┌────────

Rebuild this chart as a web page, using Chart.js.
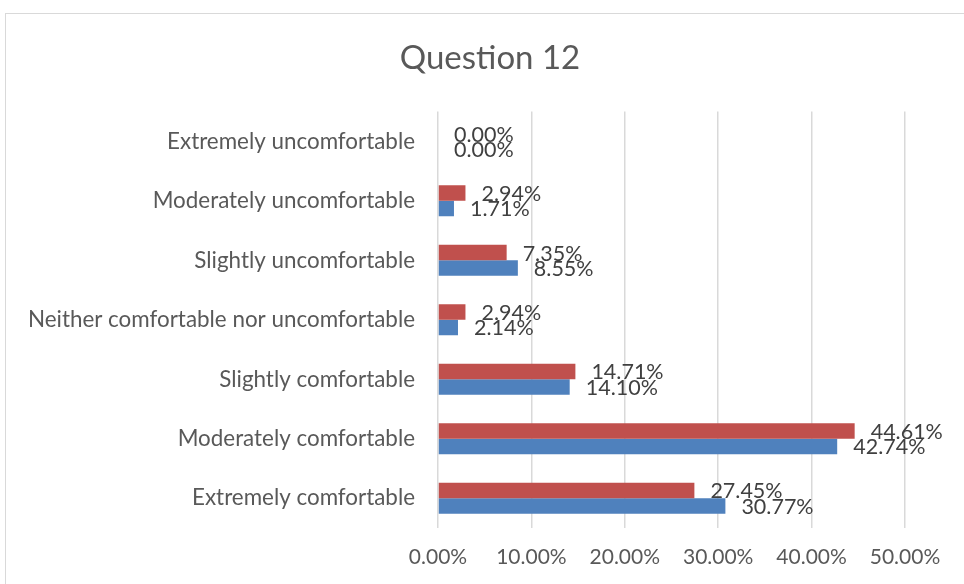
<!DOCTYPE html>
<html>
<head>
<meta charset="utf-8">
<script src="https://cdn.jsdelivr.net/npm/chart.js@4.4.1/dist/chart.umd.min.js"></script>
<style>
  html, body { margin: 0; padding: 0; background: #ffffff; }
  #wrap { position: relative; width: 964px; height: 584px; overflow: hidden; }
  #frame { position: absolute; left: 5px; top: 13px; width: 1200px; height: 800px; border: 1.5px solid #d9d9d9; box-sizing: border-box; }
  #c { position: absolute; left: 0; top: 0; }
</style>
</head>
<body>
<div id="wrap">
  <div id="frame"></div>
  <canvas id="c" width="964" height="584"></canvas>
</div>
<script>
const chartTitle = "Question 12";
const categories = [
  "Extremely uncomfortable",
  "Moderately uncomfortable",
  "Slightly uncomfortable",
  "Neither comfortable nor uncomfortable",
  "Slightly comfortable",
  "Moderately comfortable",
  "Extremely comfortable"
];
const seriesRed = [0.00, 2.94, 7.35, 2.94, 14.71, 44.61, 27.45];
const seriesBlue = [0.00, 1.71, 8.55, 2.14, 14.10, 42.74, 30.77];
const xTicks = [0, 10, 20, 30, 40, 50];

const FONT = "Lato, 'Open Sans', sans-serif";

const valueLabels = {
  id: 'valueLabels',
  afterDatasetsDraw(chart) {
    const ctx = chart.ctx;
    ctx.save();
    ctx.font = "21.5px " + FONT;
    ctx.fillStyle = "#404040";
    ctx.textAlign = "left";
    ctx.textBaseline = "middle";
    chart.data.datasets.forEach((ds, di) => {
      const meta = chart.getDatasetMeta(di);
      meta.data.forEach((el, i) => {
        ctx.fillText(ds.data[i].toFixed(2) + "%", el.x + 16, el.y + 1);
      });
    });
    ctx.restore();
  }
};

new Chart(document.getElementById('c'), {
  type: 'bar',
  data: {
    labels: categories,
    datasets: [
      { label: 'Series 2', data: seriesRed, backgroundColor: '#C0504D', borderWidth: 0 },
      { label: 'Series 1', data: seriesBlue, backgroundColor: '#4F81BD', borderWidth: 0 }
    ]
  },
  options: {
    indexAxis: 'y',
    responsive: false,
    animation: false,
    devicePixelRatio: 1,
    layout: { padding: { left: 16, right: 0, top: 0, bottom: 0 } },
    datasets: { bar: { categoryPercentage: 0.52, barPercentage: 1.0 } },
    plugins: {
      legend: { display: false },
      tooltip: { enabled: false },
      title: {
        display: true,
        text: chartTitle,
        color: '#595959',
        font: { family: FONT, size: 33, weight: 'normal' },
        padding: { top: 39, bottom: 33 }
      }
    },
    scales: {
      x: {
        min: 0, max: 50,
        afterBuildTicks: s => { s.ticks = xTicks.map(v => ({ value: v })); },
        afterFit: s => { s.height = 56; },
        grid: { color: '#d9d9d9', lineWidth: 1.5, drawTicks: false },
        border: { display: false },
        ticks: {
          color: '#595959',
          font: { family: FONT, size: 21 },
          padding: 17,
          callback: v => v.toFixed(2) + "%"
        }
      },
      y: {
        afterFit: s => { s.width = 422; },
        grid: { display: false, drawTicks: false },
        border: { display: false },
        ticks: {
          color: '#595959',
          font: { family: FONT, size: 22.4 },
          padding: 23
        }
      },
      yRight: {
        type: 'category',
        position: 'right',
        afterFit: s => { s.width = 59; },
        grid: { display: false, drawTicks: false },
        border: { display: false },
        ticks: { display: false }
      }
    }
  },
  plugins: [valueLabels]
});
</script>
</body>
</html>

└────────

> [Task]
Skip the images and write out the rest of the listing exactly.

> [Response below]
Rebuild this chart as a web page, using Chart.js.
<!DOCTYPE html>
<html>
<head>
<meta charset="utf-8">
<script src="https://cdn.jsdelivr.net/npm/chart.js@4.4.1/dist/chart.umd.min.js"></script>
<style>
  html, body { margin: 0; padding: 0; background: #ffffff; }
  #wrap { position: relative; width: 964px; height: 584px; overflow: hidden; }
  #frame { position: absolute; left: 5px; top: 13px; width: 1200px; height: 800px; border: 1.5px solid #d9d9d9; box-sizing: border-box; }
  #c { position: absolute; left: 0; top: 0; }
</style>
</head>
<body>
<div id="wrap">
  <div id="frame"></div>
  <canvas id="c" width="964" height="584"></canvas>
</div>
<script>
const chartTitle = "Question 12";
const categories = [
  "Extremely uncomfortable",
  "Moderately uncomfortable",
  "Slightly uncomfortable",
  "Neither comfortable nor uncomfortable",
  "Slightly comfortable",
  "Moderately comfortable",
  "Extremely comfortable"
];
const seriesRed = [0.00, 2.94, 7.35, 2.94, 14.71, 44.61, 27.45];
const seriesBlue = [0.00, 1.71, 8.55, 2.14, 14.10, 42.74, 30.77];
const xTicks = [0, 10, 20, 30, 40, 50];

const FONT = "Lato, 'Open Sans', sans-serif";

const valueLabels = {
  id: 'valueLabels',
  afterDatasetsDraw(chart) {
    const ctx = chart.ctx;
    ctx.save();
    ctx.font = "21.5px " + FONT;
    ctx.fillStyle = "#404040";
    ctx.textAlign = "left";
    ctx.textBaseline = "middle";
    chart.data.datasets.forEach((ds, di) => {
      const meta = chart.getDatasetMeta(di);
      meta.data.forEach((el, i) => {
        ctx.fillText(ds.data[i].toFixed(2) + "%", el.x + 16, el.y + 1);
      });
    });
    ctx.restore();
  }
};

new Chart(document.getElementById('c'), {
  type: 'bar',
  data: {
    labels: categories,
    datasets: [
      { label: 'Series 2', data: seriesRed, backgroundColor: '#C0504D', borderWidth: 0 },
      { label: 'Series 1', data: seriesBlue, backgroundColor: '#4F81BD', borderWidth: 0 }
    ]
  },
  options: {
    indexAxis: 'y',
    responsive: false,
    animation: false,
    devicePixelRatio: 1,
    layout: { padding: { left: 16, right: 0, top: 0, bottom: 0 } },
    datasets: { bar: { categoryPercentage: 0.52, barPercentage: 1.0 } },
    plugins: {
      legend: { display: false },
      tooltip: { enabled: false },
      title: {
        display: true,
        text: chartTitle,
        color: '#595959',
        font: { family: FONT, size: 33, weight: 'normal' },
        padding: { top: 39, bottom: 33 }
      }
    },
    scales: {
      x: {
        min: 0, max: 50,
        afterBuildTicks: s => { s.ticks = xTicks.map(v => ({ value: v })); },
        afterFit: s => { s.height = 56; },
        grid: { color: '#d9d9d9', lineWidth: 1.5, drawTicks: false },
        border: { display: false },
        ticks: {
          color: '#595959',
          font: { family: FONT, size: 21 },
          padding: 17,
          callback: v => v.toFixed(2) + "%"
        }
      },
      y: {
        afterFit: s => { s.width = 422; },
        grid: { display: false, drawTicks: false },
        border: { display: false },
        ticks: {
          color: '#595959',
          font: { family: FONT, size: 22.4 },
          padding: 23
        }
      },
      yRight: {
        type: 'category',
        position: 'right',
        afterFit: s => { s.width = 59; },
        grid: { display: false, drawTicks: false },
        border: { display: false },
        ticks: { display: false }
      }
    }
  },
  plugins: [valueLabels]
});
</script>
</body>
</html>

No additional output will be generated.